Copy out each line of the material below with no changes.
········
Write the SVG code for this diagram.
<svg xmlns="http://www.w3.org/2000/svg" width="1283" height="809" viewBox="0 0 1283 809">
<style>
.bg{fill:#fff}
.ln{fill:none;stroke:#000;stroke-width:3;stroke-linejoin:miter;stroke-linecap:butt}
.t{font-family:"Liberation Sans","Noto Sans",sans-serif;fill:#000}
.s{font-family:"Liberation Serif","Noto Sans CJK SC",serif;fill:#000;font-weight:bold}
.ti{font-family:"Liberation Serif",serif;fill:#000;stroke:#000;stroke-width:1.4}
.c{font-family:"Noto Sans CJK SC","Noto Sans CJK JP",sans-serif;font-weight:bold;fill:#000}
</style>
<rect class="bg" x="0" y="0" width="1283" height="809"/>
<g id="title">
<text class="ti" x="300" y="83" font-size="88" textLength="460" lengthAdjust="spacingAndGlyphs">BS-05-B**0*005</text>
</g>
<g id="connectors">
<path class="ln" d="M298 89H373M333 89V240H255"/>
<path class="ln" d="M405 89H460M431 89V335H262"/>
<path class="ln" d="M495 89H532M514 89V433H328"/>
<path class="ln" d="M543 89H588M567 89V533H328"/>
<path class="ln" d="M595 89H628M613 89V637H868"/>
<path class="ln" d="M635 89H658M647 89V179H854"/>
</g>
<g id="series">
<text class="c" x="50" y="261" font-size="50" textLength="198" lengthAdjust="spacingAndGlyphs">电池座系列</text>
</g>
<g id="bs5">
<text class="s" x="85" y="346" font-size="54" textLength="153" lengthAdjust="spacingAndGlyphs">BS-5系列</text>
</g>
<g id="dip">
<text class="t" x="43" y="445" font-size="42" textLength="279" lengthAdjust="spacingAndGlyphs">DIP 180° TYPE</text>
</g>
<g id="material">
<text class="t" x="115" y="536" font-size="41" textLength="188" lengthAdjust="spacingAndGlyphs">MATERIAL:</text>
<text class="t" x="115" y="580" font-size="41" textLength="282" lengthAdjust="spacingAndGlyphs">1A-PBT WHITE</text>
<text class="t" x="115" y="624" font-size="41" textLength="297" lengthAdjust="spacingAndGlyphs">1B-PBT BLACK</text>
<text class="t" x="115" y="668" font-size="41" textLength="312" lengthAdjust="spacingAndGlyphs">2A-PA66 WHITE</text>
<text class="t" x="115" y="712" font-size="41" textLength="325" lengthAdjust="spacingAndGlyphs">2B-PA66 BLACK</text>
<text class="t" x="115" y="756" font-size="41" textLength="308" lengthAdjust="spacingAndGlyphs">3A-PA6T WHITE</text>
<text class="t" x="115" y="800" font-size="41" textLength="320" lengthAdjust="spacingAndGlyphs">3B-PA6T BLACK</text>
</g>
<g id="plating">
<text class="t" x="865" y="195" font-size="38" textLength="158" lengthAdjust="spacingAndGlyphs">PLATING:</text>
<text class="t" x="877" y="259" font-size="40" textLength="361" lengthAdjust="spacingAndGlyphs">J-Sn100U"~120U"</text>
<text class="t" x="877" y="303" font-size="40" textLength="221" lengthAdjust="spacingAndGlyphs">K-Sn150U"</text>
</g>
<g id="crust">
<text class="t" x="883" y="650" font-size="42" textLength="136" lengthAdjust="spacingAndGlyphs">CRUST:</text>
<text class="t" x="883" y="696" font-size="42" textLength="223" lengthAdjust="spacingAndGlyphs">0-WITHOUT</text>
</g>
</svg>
········
**SOLUTION**
Write the SVG code for this diagram.
<svg xmlns="http://www.w3.org/2000/svg" width="1283" height="809" viewBox="0 0 1283 809">
<style>
.bg{fill:#fff}
.ln{fill:none;stroke:#000;stroke-width:3;stroke-linejoin:miter;stroke-linecap:butt}
.t{font-family:"Liberation Sans","Noto Sans",sans-serif;fill:#000}
.s{font-family:"Liberation Serif","Noto Sans CJK SC",serif;fill:#000;font-weight:bold}
.ti{font-family:"Liberation Serif",serif;fill:#000;stroke:#000;stroke-width:1.4}
.c{font-family:"Noto Sans CJK SC","Noto Sans CJK JP",sans-serif;font-weight:bold;fill:#000}
</style>
<rect class="bg" x="0" y="0" width="1283" height="809"/>
<g id="title">
<text class="ti" x="300" y="83" font-size="88" textLength="460" lengthAdjust="spacingAndGlyphs">BS-05-B**0*005</text>
</g>
<g id="connectors">
<path class="ln" d="M298 89H373M333 89V240H255"/>
<path class="ln" d="M405 89H460M431 89V335H262"/>
<path class="ln" d="M495 89H532M514 89V433H328"/>
<path class="ln" d="M543 89H588M567 89V533H328"/>
<path class="ln" d="M595 89H628M613 89V637H868"/>
<path class="ln" d="M635 89H658M647 89V179H854"/>
</g>
<g id="series">
<text class="c" x="50" y="261" font-size="50" textLength="198" lengthAdjust="spacingAndGlyphs">电池座系列</text>
</g>
<g id="bs5">
<text class="s" x="85" y="346" font-size="54" textLength="153" lengthAdjust="spacingAndGlyphs">BS-5系列</text>
</g>
<g id="dip">
<text class="t" x="43" y="445" font-size="42" textLength="279" lengthAdjust="spacingAndGlyphs">DIP 180° TYPE</text>
</g>
<g id="material">
<text class="t" x="115" y="536" font-size="41" textLength="188" lengthAdjust="spacingAndGlyphs">MATERIAL:</text>
<text class="t" x="115" y="580" font-size="41" textLength="282" lengthAdjust="spacingAndGlyphs">1A-PBT WHITE</text>
<text class="t" x="115" y="624" font-size="41" textLength="297" lengthAdjust="spacingAndGlyphs">1B-PBT BLACK</text>
<text class="t" x="115" y="668" font-size="41" textLength="312" lengthAdjust="spacingAndGlyphs">2A-PA66 WHITE</text>
<text class="t" x="115" y="712" font-size="41" textLength="325" lengthAdjust="spacingAndGlyphs">2B-PA66 BLACK</text>
<text class="t" x="115" y="756" font-size="41" textLength="308" lengthAdjust="spacingAndGlyphs">3A-PA6T WHITE</text>
<text class="t" x="115" y="800" font-size="41" textLength="320" lengthAdjust="spacingAndGlyphs">3B-PA6T BLACK</text>
</g>
<g id="plating">
<text class="t" x="865" y="195" font-size="38" textLength="158" lengthAdjust="spacingAndGlyphs">PLATING:</text>
<text class="t" x="877" y="259" font-size="40" textLength="361" lengthAdjust="spacingAndGlyphs">J-Sn100U"~120U"</text>
<text class="t" x="877" y="303" font-size="40" textLength="221" lengthAdjust="spacingAndGlyphs">K-Sn150U"</text>
</g>
<g id="crust">
<text class="t" x="883" y="650" font-size="42" textLength="136" lengthAdjust="spacingAndGlyphs">CRUST:</text>
<text class="t" x="883" y="696" font-size="42" textLength="223" lengthAdjust="spacingAndGlyphs">0-WITHOUT</text>
</g>
</svg>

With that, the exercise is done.